▸ DATA:
● ● ● ● ●
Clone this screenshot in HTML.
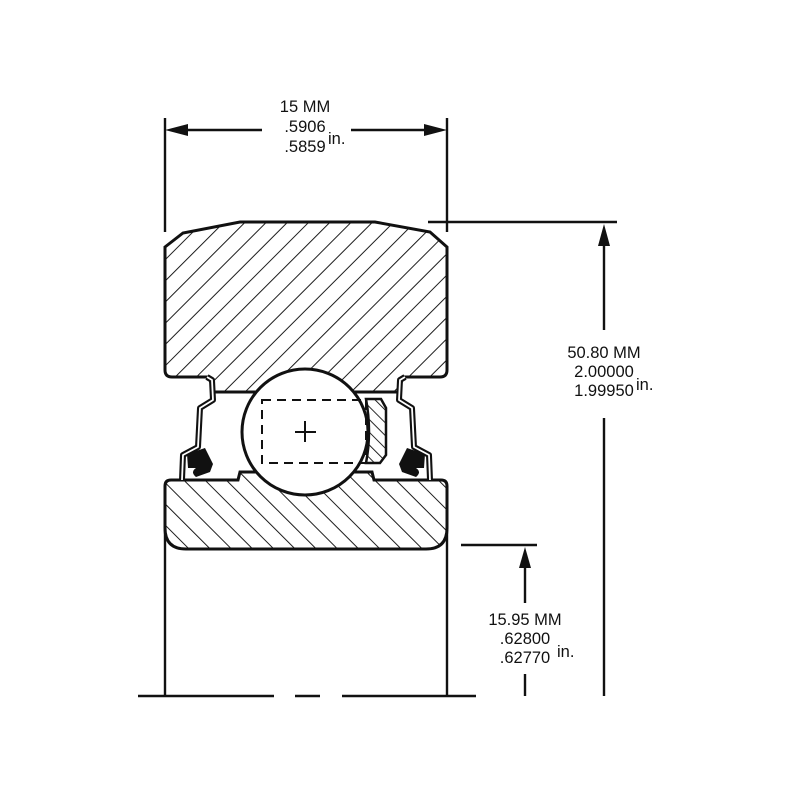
<!DOCTYPE html>
<html><head><style>
html,body{margin:0;padding:0;background:#fff;}
svg{display:block;}
text{font-family:"Liberation Sans",Arial,sans-serif;fill:#111;}
</style></head><body>
<svg width="800" height="800" viewBox="0 0 800 800" xmlns="http://www.w3.org/2000/svg">
<defs>
<pattern id="h1" patternUnits="userSpaceOnUse" width="15" height="15" patternTransform="rotate(45)">
<line x1="0" y1="0" x2="0" y2="15" stroke="#111" stroke-width="1.9"/>
</pattern>
<pattern id="h2" patternUnits="userSpaceOnUse" width="15" height="15" patternTransform="rotate(-45)">
<line x1="0" y1="0" x2="0" y2="15" stroke="#111" stroke-width="1.9"/>
</pattern>
<pattern id="h3" patternUnits="userSpaceOnUse" width="9" height="9" patternTransform="rotate(-45)">
<line x1="0" y1="0" x2="0" y2="9" stroke="#111" stroke-width="1.8"/>
</pattern>
</defs>
<g fill="none" stroke="#111" stroke-width="2.4">
<line x1="165" y1="118" x2="165" y2="232"/>
<line x1="447" y1="118" x2="447" y2="232"/>
<line x1="180" y1="130" x2="262" y2="130"/>
<line x1="351" y1="130" x2="432" y2="130"/>
<line x1="428" y1="222" x2="617" y2="222"/>
<line x1="604" y1="238" x2="604" y2="330"/>
<line x1="604" y1="418" x2="604" y2="696"/>
<line x1="461" y1="545" x2="537" y2="545"/>
<line x1="525" y1="560" x2="525" y2="603"/>
<line x1="525" y1="674" x2="525" y2="696"/>
<line x1="138" y1="696" x2="274" y2="696"/>
<line x1="295" y1="696" x2="320" y2="696"/>
<line x1="342" y1="696" x2="476" y2="696"/>
<line x1="165" y1="530" x2="165" y2="696"/>
<line x1="447" y1="530" x2="447" y2="696"/>
</g>
<g fill="#111">
<polygon points="165,130 188,124 188,136"/>
<polygon points="447,130 424,124 424,136"/>
<polygon points="604,224 598,246 610,246"/>
<polygon points="525,547 519,568 531,568"/>
</g>
<path d="M165,247 L183,233 L240,222 L375,222 L430,232 L447,247 L447,370 Q447,377 440,377 L403,377 L398,392 L214,392 L209,377 L172,377 Q165,377 165,370 Z" fill="url(#h1)" stroke="#111" stroke-width="3"/>
<path d="M165,486 Q165,480 171,480 L238,480 L240,472 L372,472 L374,480 L441,480 Q447,480 447,486 L447,528 Q447,549 426,549 L186,549 Q165,549 165,528 Z" fill="url(#h2)" stroke="#111" stroke-width="3"/>
<circle cx="305" cy="432" r="63" fill="#fff" stroke="#111" stroke-width="3"/>
<path d="M366,399 L381,399 L386,408 L386,455 L380,463 L366,463 Q372,432 366,399 Z" fill="url(#h3)" stroke="#111" stroke-width="2.5"/>
<rect x="262" y="400" width="104" height="63" fill="none" stroke="#111" stroke-width="2" stroke-dasharray="9,6"/>
<line x1="295" y1="432" x2="316" y2="432" stroke="#111" stroke-width="2"/>
<line x1="305" y1="421" x2="305" y2="442" stroke="#111" stroke-width="2"/>
<g id="seal">
<polyline points="207,377 212,380 213,400 200,408 198,447 183,455 182,480" fill="none" stroke="#111" stroke-width="6" stroke-linejoin="round"/>
<polyline points="207,377 212,380 213,400 200,408 198,447 183,455 182,480" fill="none" stroke="#fff" stroke-width="1.8" stroke-linejoin="round"/>
<path d="M187,454 L205,448 L213,464 L210,472 L196,477 Q190,472 196,468 L188,468 Z" fill="#111"/>
</g>
<use href="#seal" transform="translate(612,0) scale(-1,1)"/>
<text x="305" y="112" font-size="16.5" text-anchor="middle">15 MM</text>
<text x="305" y="132" font-size="16.5" text-anchor="middle">.5906</text>
<text x="305" y="152" font-size="16.5" text-anchor="middle">.5859</text>
<text x="328" y="144" font-size="16.5">in.</text>
<text x="604" y="358" font-size="16.5" text-anchor="middle">50.80 MM</text>
<text x="604" y="377" font-size="16.5" text-anchor="middle">2.00000</text>
<text x="604" y="396" font-size="16.5" text-anchor="middle">1.99950</text>
<text x="636" y="390" font-size="16.5">in.</text>
<text x="525" y="625" font-size="16.5" text-anchor="middle">15.95 MM</text>
<text x="525" y="644" font-size="16.5" text-anchor="middle">.62800</text>
<text x="525" y="663" font-size="16.5" text-anchor="middle">.62770</text>
<text x="557" y="657" font-size="16.5">in.</text>
</svg>
</body></html>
● ● ● ● ●
▸ WORK TO BE COMPLETED: Retype everything in the material word for word, minus pictures.

▸ THE RESPONSE:
Clone this screenshot in HTML.
<!DOCTYPE html>
<html><head><style>
html,body{margin:0;padding:0;background:#fff;}
svg{display:block;}
text{font-family:"Liberation Sans",Arial,sans-serif;fill:#111;}
</style></head><body>
<svg width="800" height="800" viewBox="0 0 800 800" xmlns="http://www.w3.org/2000/svg">
<defs>
<pattern id="h1" patternUnits="userSpaceOnUse" width="15" height="15" patternTransform="rotate(45)">
<line x1="0" y1="0" x2="0" y2="15" stroke="#111" stroke-width="1.9"/>
</pattern>
<pattern id="h2" patternUnits="userSpaceOnUse" width="15" height="15" patternTransform="rotate(-45)">
<line x1="0" y1="0" x2="0" y2="15" stroke="#111" stroke-width="1.9"/>
</pattern>
<pattern id="h3" patternUnits="userSpaceOnUse" width="9" height="9" patternTransform="rotate(-45)">
<line x1="0" y1="0" x2="0" y2="9" stroke="#111" stroke-width="1.8"/>
</pattern>
</defs>
<g fill="none" stroke="#111" stroke-width="2.4">
<line x1="165" y1="118" x2="165" y2="232"/>
<line x1="447" y1="118" x2="447" y2="232"/>
<line x1="180" y1="130" x2="262" y2="130"/>
<line x1="351" y1="130" x2="432" y2="130"/>
<line x1="428" y1="222" x2="617" y2="222"/>
<line x1="604" y1="238" x2="604" y2="330"/>
<line x1="604" y1="418" x2="604" y2="696"/>
<line x1="461" y1="545" x2="537" y2="545"/>
<line x1="525" y1="560" x2="525" y2="603"/>
<line x1="525" y1="674" x2="525" y2="696"/>
<line x1="138" y1="696" x2="274" y2="696"/>
<line x1="295" y1="696" x2="320" y2="696"/>
<line x1="342" y1="696" x2="476" y2="696"/>
<line x1="165" y1="530" x2="165" y2="696"/>
<line x1="447" y1="530" x2="447" y2="696"/>
</g>
<g fill="#111">
<polygon points="165,130 188,124 188,136"/>
<polygon points="447,130 424,124 424,136"/>
<polygon points="604,224 598,246 610,246"/>
<polygon points="525,547 519,568 531,568"/>
</g>
<path d="M165,247 L183,233 L240,222 L375,222 L430,232 L447,247 L447,370 Q447,377 440,377 L403,377 L398,392 L214,392 L209,377 L172,377 Q165,377 165,370 Z" fill="url(#h1)" stroke="#111" stroke-width="3"/>
<path d="M165,486 Q165,480 171,480 L238,480 L240,472 L372,472 L374,480 L441,480 Q447,480 447,486 L447,528 Q447,549 426,549 L186,549 Q165,549 165,528 Z" fill="url(#h2)" stroke="#111" stroke-width="3"/>
<circle cx="305" cy="432" r="63" fill="#fff" stroke="#111" stroke-width="3"/>
<path d="M366,399 L381,399 L386,408 L386,455 L380,463 L366,463 Q372,432 366,399 Z" fill="url(#h3)" stroke="#111" stroke-width="2.5"/>
<rect x="262" y="400" width="104" height="63" fill="none" stroke="#111" stroke-width="2" stroke-dasharray="9,6"/>
<line x1="295" y1="432" x2="316" y2="432" stroke="#111" stroke-width="2"/>
<line x1="305" y1="421" x2="305" y2="442" stroke="#111" stroke-width="2"/>
<g id="seal">
<polyline points="207,377 212,380 213,400 200,408 198,447 183,455 182,480" fill="none" stroke="#111" stroke-width="6" stroke-linejoin="round"/>
<polyline points="207,377 212,380 213,400 200,408 198,447 183,455 182,480" fill="none" stroke="#fff" stroke-width="1.8" stroke-linejoin="round"/>
<path d="M187,454 L205,448 L213,464 L210,472 L196,477 Q190,472 196,468 L188,468 Z" fill="#111"/>
</g>
<use href="#seal" transform="translate(612,0) scale(-1,1)"/>
<text x="305" y="112" font-size="16.5" text-anchor="middle">15 MM</text>
<text x="305" y="132" font-size="16.5" text-anchor="middle">.5906</text>
<text x="305" y="152" font-size="16.5" text-anchor="middle">.5859</text>
<text x="328" y="144" font-size="16.5">in.</text>
<text x="604" y="358" font-size="16.5" text-anchor="middle">50.80 MM</text>
<text x="604" y="377" font-size="16.5" text-anchor="middle">2.00000</text>
<text x="604" y="396" font-size="16.5" text-anchor="middle">1.99950</text>
<text x="636" y="390" font-size="16.5">in.</text>
<text x="525" y="625" font-size="16.5" text-anchor="middle">15.95 MM</text>
<text x="525" y="644" font-size="16.5" text-anchor="middle">.62800</text>
<text x="525" y="663" font-size="16.5" text-anchor="middle">.62770</text>
<text x="557" y="657" font-size="16.5">in.</text>
</svg>
</body></html>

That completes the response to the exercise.